──────── Data segment ────────

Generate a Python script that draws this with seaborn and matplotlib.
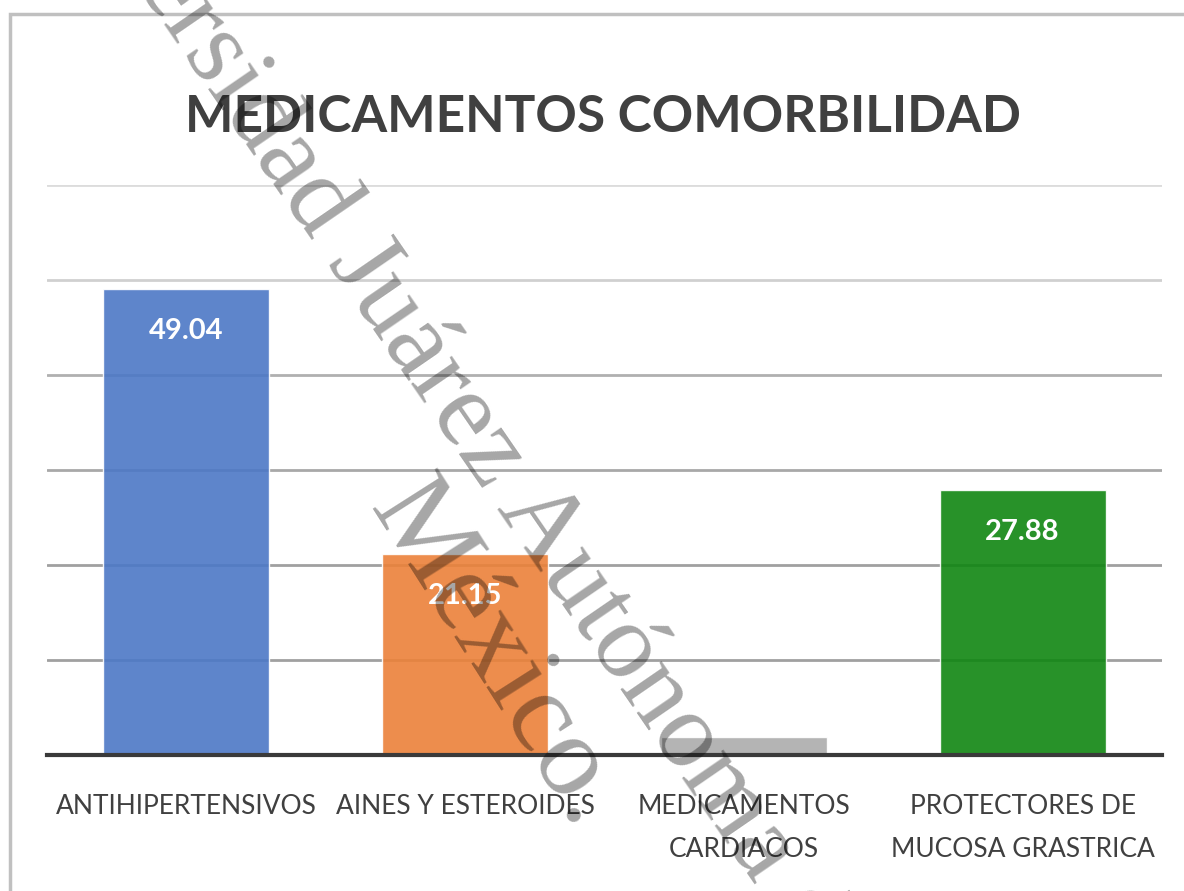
import numpy as np
from matplotlib import pyplot as plt
from matplotlib.patches import Rectangle
import pandas as pd
import seaborn as sea

categorias = ["ANTIHIPERTENSIVOS", "AINES Y ESTEROIDES", "MEDICAMENTOS\nCARDIACOS",
              "PROTECTORES DE\nMUCOSA GRASTRICA"]
porcentajes = [49.04, 21.15, 1.93, 27.88]
etiquetas = ["49.04", "21.15", "", "27.88"]
colores = ["#4C78C6", "#EB8139", "#ACACAC", "#108612"]
titulo = "MEDICAMENTOS COMORBILIDAD"
marca1 = "Universidad Juárez Autónoma de Tabasco"
marca2 = "México."

data = pd.DataFrame({"cat": categorias, "val": porcentajes})

sea.set_style("white")
plt.rcParams["font.family"] = ["Lato", "DejaVu Sans"]

W, H = 1184, 891
fig = plt.figure(figsize=(W / 100, H / 100), dpi=100)
ax = fig.add_axes([47 / W, 1 - 755 / H, (1162 - 47) / W, (755 - 185) / H])

sea.barplot(data=data, x="cat", y="val", hue="cat", palette=colores, legend=False,
            width=0.595, saturation=1, alpha=0.9, ax=ax, zorder=2)

ax.set_xlim(-0.5, 3.5)
ax.set_ylim(0, 60)
ax.set_yticks(np.arange(0, 61, 10))
ax.set_yticklabels([])
ax.tick_params(axis="y", length=0)
ax.tick_params(axis="x", length=0, pad=28, labelsize=19, labelcolor="#404040")
for t in ax.get_xticklabels():
    t.set_linespacing(1.9)
ax.set_xlabel("")
ax.set_ylabel("")
ax.grid(axis="y", linewidth=2, zorder=0)
ax.set_axisbelow(True)
gris = ["#ffffff", "#a0a0a0", "#a0a0a0", "#a8a8a8", "#b0b0b0", "#d0d0d0", "#dcdcdc"]
for g, c in zip(ax.get_ygridlines(), gris):
    g.set_color(c)
for s in ["left", "right", "top"]:
    ax.spines[s].set_visible(False)
ax.spines["bottom"].set_color("#3a3a3a")
ax.spines["bottom"].set_linewidth(3)
ax.spines["bottom"].set_zorder(3)

for barra, lab in zip(ax.patches, etiquetas):
    ax.annotate(lab, (barra.get_x() + barra.get_width() / 2, barra.get_height()),
                xytext=(0, -30), textcoords="offset points", ha="center", va="center",
                color="white", fontsize=21, fontweight="bold", zorder=4)

fig.text(603 / W, 1 - 132 / H, titulo, ha="center", va="baseline",
         fontsize=37, fontweight="bold", color="#404040")

fig.patches.append(Rectangle((10 / W, -0.2), 1.2, 1.2 - 14 / H, transform=fig.transFigure,
                             fill=False, edgecolor="#c0c0c0", linewidth=2.5))

# marca de agua diagonal
fig.text(12 / W, 1 + 196 / H, marca1, rotation=-55.5, rotation_mode="anchor",
         ha="left", va="baseline", fontsize=78, family="Liberation Serif",
         color="black", alpha=0.35, zorder=10)
fig.text(368 / W, 1 - 508 / H, marca2, rotation=-57.5, rotation_mode="anchor",
         ha="left", va="baseline", fontsize=84, family="Liberation Serif",
         color="black", alpha=0.35, zorder=10)

plt.savefig("out.png", dpi=100)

────────

- _Your task_
Write down every line from the opening of the listing to the line with "import seaborn as sea", both included, and nothing else; the pictures are omitted.

- _Finished exercise_
Generate a Python script that draws this with seaborn and matplotlib.
import numpy as np
from matplotlib import pyplot as plt
from matplotlib.patches import Rectangle
import pandas as pd
import seaborn as sea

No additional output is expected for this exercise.